The Maserati team was still not ready with its new cars and its lead driver Juan Manuel Fangio was out of action after suffering serious back injuries in the non-championship Monza GP. This left Ferrari was once against up against Gordini, HWM and a colorful mixture of others in Cooper-Bristols, an ERA (with Stirling Moss driving), an Aston-Butterworth, a Frazer Nash and a Veritas-Meteor.
Practice ended with Piero Taruffi fastest in his Ferrari followed by his teammates Giuseppe Farina and Alberto Ascari. Jean Behra and Robert Manzon shared the second row in their Gordinis while Paul Frère (HWM), Ken Wharton (Frazer Nash) and Mike Hawthorn (Cooper-Bristol) lined up on the third row.
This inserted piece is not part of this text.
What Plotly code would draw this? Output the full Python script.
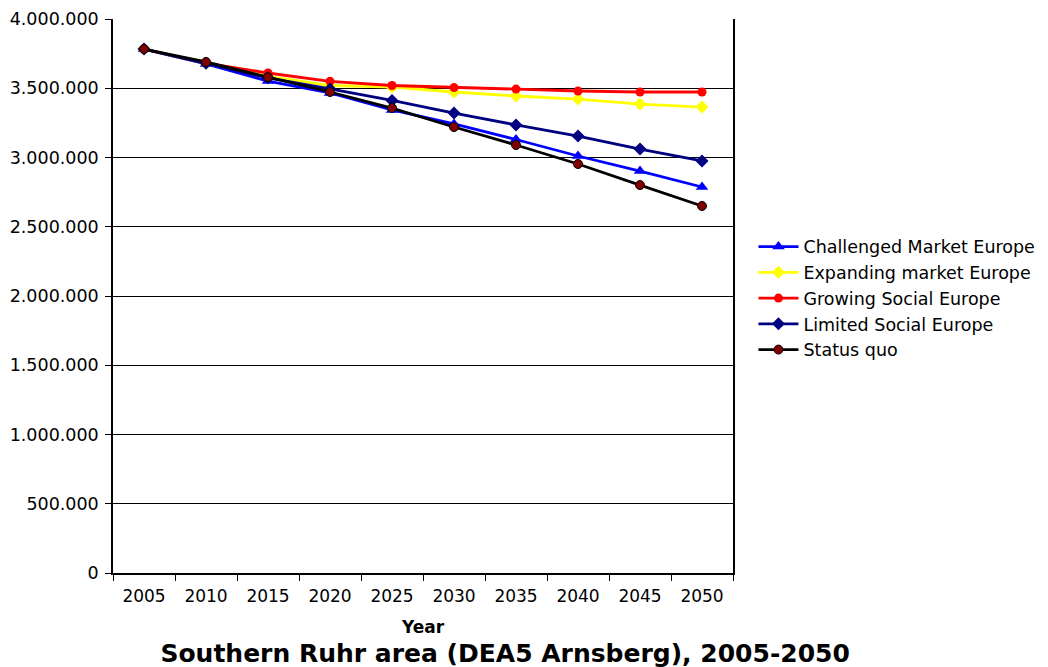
import plotly.graph_objects as go

years = ["2005", "2010", "2015", "2020", "2025", "2030", "2035", "2040", "2045", "2050"]
challenged = [3783000, 3675000, 3552000, 3466000, 3343000, 3242000, 3130000, 3011000, 2902000, 2787000]
expanding = [3783000, 3680000, 3585000, 3520000, 3509000, 3473000, 3444000, 3422000, 3386000, 3364000]
growing = [3783000, 3682000, 3610000, 3550000, 3520000, 3505000, 3494000, 3480000, 3473000, 3473000]
limited = [3783000, 3680000, 3575000, 3495000, 3412000, 3321000, 3235000, 3155000, 3061000, 2975000]
status_quo = [3783000, 3690000, 3580000, 3473000, 3357000, 3220000, 3090000, 2953000, 2801000, 2650000]

series = [
    ("Challenged Market Europe", challenged, "#0000FF", dict(symbol="triangle-up", size=11, color="#0000FF")),
    ("Expanding market Europe", expanding, "#FFFF00", dict(symbol="diamond", size=10, color="#FFFF00")),
    ("Growing Social Europe", growing, "#FF0000", dict(symbol="circle", size=9, color="#FF0000")),
    ("Limited Social Europe", limited, "#000080", dict(symbol="diamond", size=10, color="#000080")),
    ("Status quo", status_quo, "#000000", dict(symbol="circle", size=9, color="#800000", line=dict(color="#000000", width=1))),
]

fig = go.Figure()
for name, vals, col, mk in series:
    fig.add_trace(go.Scatter(x=years, y=vals, name=name, mode="lines+markers",
                             line=dict(color=col, width=2.8), marker=mk))

font = "DejaVu Sans, Verdana, sans-serif"
fig.update_layout(
    width=1048, height=667,
    margin=dict(l=113, r=315, t=19, b=94, autoexpand=False),
    paper_bgcolor="white", plot_bgcolor="white",
    separators=",.",
    font=dict(family=font, size=17, color="#000000"),
    showlegend=True,
    legend=dict(x=1.033, y=0.496, xanchor="left", yanchor="middle",
                font=dict(size=17.5), tracegroupgap=0, itemwidth=40,
                bgcolor="rgba(0,0,0,0)"),
    title=dict(text="<b>Southern Ruhr area (DEA5 Arnsberg), 2005-2050</b>",
               x=0.482, xanchor="center", y=0.021, yanchor="middle", yref="container",
               font=dict(size=25, family=font)),
    xaxis=dict(type="category", range=[-0.5, 9.5], tickson="boundaries",
               ticks="outside", ticklen=6, tickcolor="#000", showgrid=False,
               showline=True, linecolor="#000", linewidth=1.5,
               ticklabelstandoff=7, automargin=False,
               title=dict(text="<b>Year</b>", font=dict(size=17), standoff=16),
               tickfont=dict(size=17)),
    yaxis=dict(range=[0, 4000000], dtick=500000, tickformat=",d",
               ticks="outside", ticklen=6, tickcolor="#000",
               showgrid=True, gridcolor="#000", gridwidth=1,
               showline=True, linecolor="#000", linewidth=1.5, mirror=True,
               ticklabelstandoff=3, automargin=False,
               zeroline=False, tickfont=dict(size=17.5)),
)

fig.write_html("out.html", config={"displayModeBar": False},
               post_script="document.body.style.margin='0';")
It was raining when the race began and Taruffi made a bad start to drop down the field while Behra used all his skill to get ahead of Ascari and Farina on the first lap. Moss also drove a tremendous half a lap before his ERA broke down. Ascari and Farina soon overtook Behra while Taruffi battled through the field and eventually took third from Behra on lap 13. Taruffi then spun at Malmedy and Behra hit him. On the same lap Manzon overtook Hawthorn to run third. Hawthorn's car later started leaking fuel but managed to hold on to fourth place. Fifth went to Frère and sixth to Alan Brown's Cooper-Bristol.